In a letter to the Staff Association responding to concerns over the impact of rolling job cuts, CSIRO Chief Executive Doug Hilton said that he and the Executive Team were “now working on better understanding the survey insights to further to develop enterprise-wide actions to leverage our key strengths and address opportunities for improvement.”
There are some units that where culture ratings have remained relatively robust, such as Mineral Resources, Energy and NCMI. CBIS is stable.
Some enterprise services teams – such as Legal and Science Connect – are strong. And maybe it’s no surprise (given the success of the campaign run by staff and the union to roll back ARIBA) that the results from Finance showed improvement across the board.
It’s a mixed picture at Data61 but fairly stable overall, especially given the unit’s well documented budget problems and the imminent prospect of significant job cuts. Rating at IM&T are down but not in freefall.
Speaking of cuts, it’s not real good over in Health and Biosecurity – where ratings have fallen roughly in line with the organisational par – but perhaps not as bad as was expected.
While all survey scores from Space and Astronomy are still incredibly low there has been consistent, if marginal, improvement.
Both Environment and Manufacturing recorded under average results.
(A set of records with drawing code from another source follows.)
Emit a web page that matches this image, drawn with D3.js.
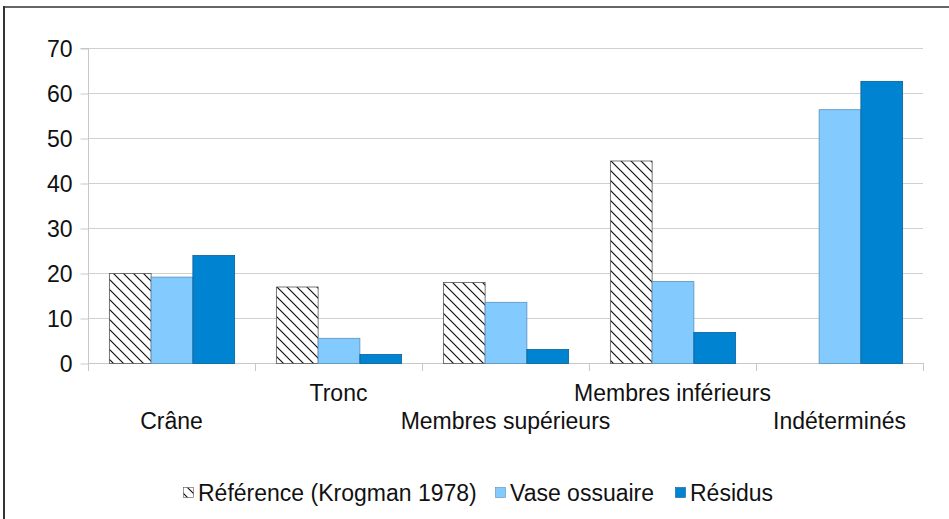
<!DOCTYPE html>
<html><head><meta charset="utf-8">
<script src="https://cdn.jsdelivr.net/npm/d3@7"></script>
<style>
html,body{margin:0;padding:0;background:#fff;}
svg{display:block;font-family:"Liberation Sans",Arial,sans-serif;}
</style></head>
<body>
<svg id="chart" width="949" height="519"></svg>
<script>
const categories = ["Crâne","Tronc","Membres supérieurs","Membres inférieurs","Indéterminés"];
const seriesNames = ["Référence (Krogman 1978)","Vase ossuaire","Résidus"];
const reference = [20, 17, 18, 45, 0];
const vase = [19.2, 5.6, 13.6, 18.2, 56.4];
const residus = [24, 2, 3.1, 6.9, 62.7];
const yTicks = [0,10,20,30,40,50,60,70];

const svg = d3.select("#chart");
const W = 949, H = 519;
const FS = 23;
const m = {left: 88, right: 26, top: 48, bottom: 156};
const x0 = d3.scaleBand().domain(categories).range([m.left, W - m.right]).paddingInner(0).paddingOuter(0);
const y = d3.scaleLinear().domain([0,70]).range([H - m.bottom, m.top]);
const x1 = d3.scaleBand().domain(seriesNames).range([0, x0.bandwidth()]).paddingInner(0).paddingOuter(0.5);

const defs = svg.append("defs");
const pat = defs.append("pattern").attr("id","hatch").attr("patternUnits","userSpaceOnUse")
  .attr("width",10).attr("height",10);
pat.append("rect").attr("width",10).attr("height",10).attr("fill","#fff");
pat.append("path").attr("d","M-2,-2 L12,12 M-2,8 L2,12 M8,-2 L12,2").attr("stroke","#111").attr("stroke-width",1.2);

// frame
svg.append("line").attr("x1",3).attr("x2",W).attr("y1",7).attr("y2",7).attr("stroke","#666").attr("stroke-width",2);
svg.append("line").attr("x1",4).attr("x2",4).attr("y1",6).attr("y2",H).attr("stroke","#333").attr("stroke-width",2);

// grid
svg.append("g").selectAll("line").data(yTicks).join("line")
  .attr("x1",m.left).attr("x2",W - m.right).attr("y1",d=>y(d)+0.5).attr("y2",d=>y(d)+0.5)
  .attr("stroke","#d0d0d0").attr("stroke-width",1);

// y axis
const yAxis = d3.axisLeft(y).tickValues(yTicks).tickSize(8).tickPadding(8);
const gy = svg.append("g").attr("transform",`translate(${m.left+0.5},0.5)`).call(yAxis);
gy.select(".domain").attr("stroke","#c8c8c8").attr("d",`M-8,${y(70)}H0V${y(0)}`);
gy.selectAll(".tick line").attr("stroke","#c8c8c8");
gy.selectAll("text").attr("font-size",FS).attr("fill","#111").attr("font-family","Liberation Sans, Arial, sans-serif").attr("dy","0.35em");

// x axis line and boundary ticks
const boundaries = categories.map(c=>x0(c)).concat([x0(categories[categories.length-1])+x0.bandwidth()]);
svg.append("line").attr("x1",m.left).attr("x2",W-m.right).attr("y1",y(0)+0.5).attr("y2",y(0)+0.5).attr("stroke","#c8c8c8");
svg.append("g").selectAll("line").data(boundaries).join("line")
  .attr("x1",d=>d+0.5).attr("x2",d=>d+0.5).attr("y1",y(0)).attr("y2",y(0)+8).attr("stroke","#c8c8c8");

// bars
const series = [
  {name: seriesNames[0], values: reference, fill: "url(#hatch)", stroke: "#555"},
  {name: seriesNames[1], values: vase, fill: "#83caff", stroke: "#5a8fb8"},
  {name: seriesNames[2], values: residus, fill: "#0084d1", stroke: "#0a5f96"}
];
series.forEach(s=>{
  svg.append("g").selectAll("rect").data(categories.map((c,i)=>({c, v:s.values[i]})).filter(d=>d.v>0)).join("rect")
    .attr("x",d=>x0(d.c)+x1(s.name)+0.5)
    .attr("y",d=>y(d.v)+0.5)
    .attr("width",x1.bandwidth())
    .attr("height",d=>y(0)-y(d.v))
    .attr("fill",s.fill).attr("stroke",s.stroke).attr("stroke-width",0.8);
});

// category labels (staggered)
svg.append("g").selectAll("text").data(categories).join("text")
  .attr("x",d=>x0(d)+x0.bandwidth()/2)
  .attr("y",(d,i)=> i%2===0 ? 429 : 401)
  .attr("text-anchor","middle").attr("font-size",FS).attr("fill","#111")
  .text(d=>d);

// legend
const legend = [
  {name: seriesNames[0], fill: "url(#hatch)", stroke:"#555", x: 183},
  {name: seriesNames[1], fill: "#83caff", stroke:"#5a8fb8", x: 495},
  {name: seriesNames[2], fill: "#0084d1", stroke:"#0a5f96", x: 675}
];
const lg = svg.append("g");
legend.forEach(l=>{
  lg.append("rect").attr("x",l.x+0.5).attr("y",487.5).attr("width",10).attr("height",10)
    .attr("fill",l.fill).attr("stroke",l.stroke).attr("stroke-width",0.6);
  lg.append("text").attr("x",l.x+15).attr("y",501).attr("font-size",FS).attr("fill","#111").text(l.name);
});
</script>
</body></html>
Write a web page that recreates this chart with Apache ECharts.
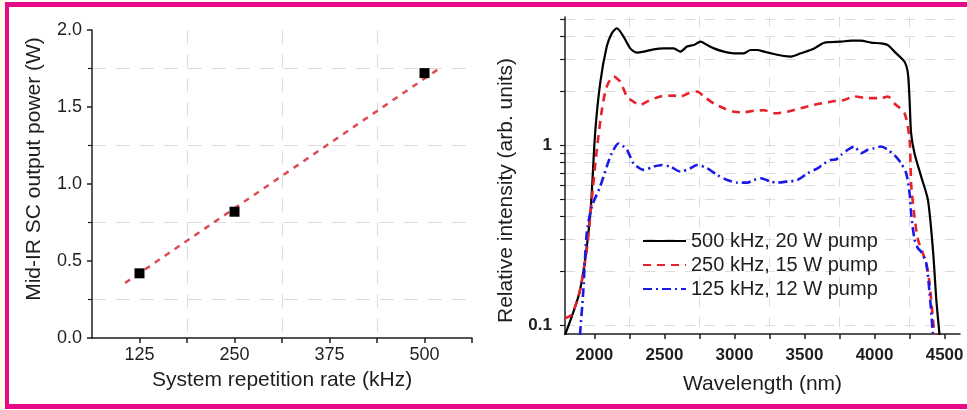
<!DOCTYPE html>
<html><head><meta charset="utf-8">
<script src="https://cdn.jsdelivr.net/npm/echarts@6/dist/echarts.min.js"></script>
<style>html,body{margin:0;padding:0;background:#fff}#c{width:967px;height:410px}</style>
</head><body><div id="c"></div>
<script>
// ---- Left panel data ----
const repRates = [125, 250, 500];
const scPower = [0.42, 0.82, 1.72];
const fitRates = [106, 523];
const fitPower = [0.357, 1.762];
const rateTicks = [125, 187.5, 250, 312.5, 375, 437.5, 500, 562.5];
const rateLabels = [125, 250, 375, 500];
const rateGrid = [187.5, 312.5, 437.5];

// ---- Right panel data ----
const seriesNames = ['500 kHz, 20 W pump', '250 kHz, 15 W pump', '125 kHz, 12 W pump'];
const wl500 = [1790,1897,1969,2005,2041,2088,2124,2160,2208,2256,2303,2351,2423,2494,2566,2614,2661,2709,2757,2805,2853,2924,2996,3067,3115,3163,3211,3282,3354,3402,3473,3569,3641,3760,3832,3903,3975,4047,4094,4142,4214,4238,4250,4261,4285,4333,4381,4417,4441,4464];
const int500 = [0.088,0.156,0.40,1.16,2.20,3.52,4.17,4.45,4.0,3.44,3.26,3.30,3.40,3.44,3.44,3.30,3.52,3.59,3.75,3.59,3.44,3.30,3.23,3.23,3.37,3.37,3.30,3.20,3.12,3.10,3.23,3.44,3.70,3.75,3.80,3.80,3.70,3.67,3.59,3.30,2.90,2.50,1.78,1.16,0.90,0.667,0.495,0.261,0.138,0.088];
const wl250 = [1790,1838,1897,1945,1981,2017,2053,2088,2136,2184,2232,2279,2327,2375,2470,2566,2614,2673,2733,2781,2853,2924,2996,3067,3139,3211,3282,3378,3473,3569,3688,3784,3855,3951,4047,4094,4142,4214,4250,4261,4285,4309,4345,4369,4393,4417,4429];
const int250 = [0.109,0.114,0.156,0.261,0.495,0.94,1.56,2.11,2.40,2.25,1.86,1.74,1.67,1.74,1.86,1.88,1.86,1.94,1.98,1.86,1.70,1.60,1.53,1.52,1.55,1.56,1.50,1.53,1.60,1.67,1.74,1.78,1.86,1.82,1.82,1.86,1.70,1.50,1.07,0.61,0.40,0.30,0.25,0.22,0.17,0.107,0.088];
const wl125 = [1897,1921,1945,1981,2041,2088,2124,2172,2232,2279,2351,2423,2482,2542,2614,2685,2733,2805,2877,2948,3020,3091,3139,3187,3259,3306,3378,3450,3521,3593,3641,3688,3724,3760,3808,3855,3903,3951,3999,4047,4094,4142,4190,4226,4250,4261,4285,4309,4333,4369,4393,4417];
const int125 = [0.088,0.156,0.323,0.454,0.587,0.758,0.90,1.02,0.94,0.79,0.727,0.758,0.774,0.758,0.711,0.742,0.774,0.742,0.681,0.639,0.618,0.618,0.639,0.653,0.626,0.618,0.626,0.639,0.696,0.742,0.79,0.826,0.83,0.88,0.94,0.98,0.90,0.94,0.96,0.98,0.94,0.88,0.79,0.696,0.54,0.417,0.30,0.267,0.255,0.22,0.15,0.088];
const wlTicks = [2000,2250,2500,2750,3000,3250,3500,3750,4000,4250,4500];
const wlLabels = [2000,2500,3000,3500,4000,4500];
const wlGrid = [2250,2750,3250,3750,4250];
const intTicks = [0.1,0.2,0.3,0.4,0.5,0.6,0.7,0.8,0.9,1,2,3,4,5];
const intLabels = [0.1,1];

const zip = (a, b) => a.map((v, i) => [v, b[i]]);
const FONT = '"Liberation Sans", Arial, sans-serif';
const INK = '#1e1e1e';
const GRIDC = '#dcdcdc';
const MAG = '#e8088a';

const chart = echarts.init(document.getElementById('c'), null, {renderer: 'canvas'});
chart.setOption({
  animation: false,
  backgroundColor: '#fff',
  textStyle: {fontFamily: FONT},
  graphic: [
    {type: 'rect', shape: {x: 0, y: 0, width: 5, height: 410}, style: {fill: '#fffbe6'}, silent: true},
    {type: 'rect', shape: {x: 5, y: 2, width: 962, height: 5}, style: {fill: MAG}, silent: true},
    {type: 'rect', shape: {x: 5, y: 404, width: 962, height: 5}, style: {fill: MAG}, silent: true},
    {type: 'rect', shape: {x: 5, y: 2, width: 4, height: 407}, style: {fill: MAG}, silent: true}
  ],
  grid: [
    {left: 92, top: 30, width: 380, height: 308, containLabel: false},
    {left: 565, top: 17, width: 395, height: 317, containLabel: false}
  ],
  legend: {
    data: seriesNames,
    orient: 'vertical',
    left: 642, top: 231,
    itemWidth: 43, itemHeight: 14, itemGap: 4,
    itemStyle: {opacity: 0},
    textStyle: {fontSize: 20, color: INK, lineHeight: 20, fontFamily: FONT},
    padding: 0
  },
  xAxis: [
    {
      type: 'value', gridIndex: 0, min: 62.5, max: 562.5,
      name: 'System repetition rate (kHz)', nameLocation: 'middle', nameGap: 32,
      nameTextStyle: {fontSize: 21, color: INK, fontFamily: FONT},
      axisLine: {lineStyle: {color: INK, width: 1.5}},
      axisTick: {customValues: rateTicks, length: 5, lineStyle: {color: INK, width: 1.5}},
      axisLabel: {customValues: rateLabels, fontSize: 18, color: INK, margin: 8, fontFamily: FONT, formatter: v => String(v)},
      splitLine: {show: false}
    },
    {
      type: 'value', gridIndex: 0, min: 62.5, max: 562.5, position: 'bottom',
      axisLine: {show: false},
      axisTick: {show: false, customValues: rateGrid},
      axisLabel: {show: false, customValues: rateGrid},
      splitLine: {show: true, lineStyle: {color: GRIDC, type: [14, 10], width: 1}}
    },
    {
      type: 'value', gridIndex: 1, min: 1790, max: 4610,
      name: 'Wavelength (nm)', nameLocation: 'middle', nameGap: 40,
      nameTextStyle: {fontSize: 21, color: INK, fontFamily: FONT},
      axisLine: {lineStyle: {color: INK, width: 1.5}},
      axisTick: {customValues: wlTicks, length: 5, lineStyle: {color: INK, width: 1.5}},
      axisLabel: {customValues: wlLabels, fontSize: 17, fontWeight: 'bold', color: INK, margin: 13, fontFamily: FONT, formatter: v => String(v)},
      splitLine: {show: false}
    },
    {
      type: 'value', gridIndex: 1, min: 1790, max: 4610, position: 'bottom',
      axisLine: {show: false},
      axisTick: {show: false, customValues: wlGrid},
      axisLabel: {show: false, customValues: wlGrid},
      splitLine: {show: true, lineStyle: {color: GRIDC, type: [10, 10], width: 1}}
    }
  ],
  yAxis: [
    {
      type: 'value', gridIndex: 0, min: 0, max: 2, interval: 0.5,
      name: 'Mid-IR SC output power (W)', nameLocation: 'middle', nameGap: 47,
      nameTextStyle: {fontSize: 21, color: INK, fontFamily: FONT, padding: [0, 0, 0, 30]},
      axisLine: {show: true, lineStyle: {color: INK, width: 1.5}},
      axisTick: {show: true, length: 5, lineStyle: {color: INK, width: 1.5}},
      minorTick: {show: true, splitNumber: 2, length: 4, lineStyle: {color: INK, width: 1.2}},
      axisLabel: {fontSize: 18, color: INK, margin: 10, fontFamily: FONT, formatter: v => v.toFixed(1)},
      splitLine: {show: false},
      minorSplitLine: {show: true, lineStyle: {color: GRIDC, type: [14, 10], width: 1}}
    },
    {
      type: 'log', logBase: 10, gridIndex: 1, min: 0.0891, max: 5.14,
      name: 'Relative intensity (arb. units)', nameLocation: 'middle', nameGap: 48,
      nameTextStyle: {fontSize: 21, color: INK, fontFamily: FONT, padding: [0, 30, 0, 0]},
      axisLine: {show: true, lineStyle: {color: INK, width: 1.5}},
      axisTick: {show: true, customValues: intTicks, length: 5, lineStyle: {color: INK, width: 1.2}},
      axisLabel: {customValues: intLabels, fontSize: 17, fontWeight: 'bold', color: INK, margin: 13, fontFamily: FONT,
        formatter: v => String(+(+v).toPrecision(3))},
      splitLine: {show: true, lineStyle: {color: GRIDC, type: [10, 10], width: 1}}
    }
  ],
  series: [
    {
      name: 'fit', type: 'line', xAxisIndex: 0, yAxisIndex: 0,
      data: zip(fitRates, fitPower), symbol: 'none',
      lineStyle: {color: '#e04a55', width: 2.5, type: [6, 6]}, z: 3
    },
    {
      name: 'measured', type: 'scatter', xAxisIndex: 0, yAxisIndex: 0,
      data: zip(repRates, scPower), symbol: 'rect', symbolSize: 10,
      itemStyle: {color: '#000', opacity: 1}, z: 4
    },
    {
      name: seriesNames[0], type: 'line', xAxisIndex: 2, yAxisIndex: 1,
      data: zip(wl500, int500), symbol: 'none', smooth: 0.25,
      itemStyle: {color: '#000'},
      lineStyle: {color: '#000', width: 2.2, type: 'solid'}
    },
    {
      name: seriesNames[1], type: 'line', xAxisIndex: 2, yAxisIndex: 1,
      data: zip(wl250, int250), symbol: 'none', smooth: 0.25,
      itemStyle: {color: '#e8202a'},
      lineStyle: {color: '#e8202a', width: 2.6, type: [8, 6]}
    },
    {
      name: seriesNames[2], type: 'line', xAxisIndex: 2, yAxisIndex: 1,
      data: zip(wl125, int125), symbol: 'none', smooth: 0.25,
      itemStyle: {color: '#1a1ae6'},
      lineStyle: {color: '#1a1ae6', width: 2.6, type: [9, 4, 2, 4]}
    }
  ]
});
</script>
</body></html>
However, indices relating to involvement and consistency improved, suggesting that staff are trusting each other in the absence of confidence in senior leaders.
The results from Agriculture and Food – one of the largest cohorts in CSIRO – are particularly poor and represent a significant problem for senior leaders of the business unit.
Staff confidence at Science Impact and Policy seems to have collapsed. It’s a similar story in the Investment team. Anywhere that does the vision thing (Strategy, Strategic Partnerships, Strategic Delivery) has been smashed. Results in Corporate Affairs are down too.
But the massive decline across all ratings in Governance are scarcely believable and truly shocking. Two years ago, the team recorded some of the strongest ratings across the organisation. Since then, the fall has been calamitous, with results now in single figures across all indices.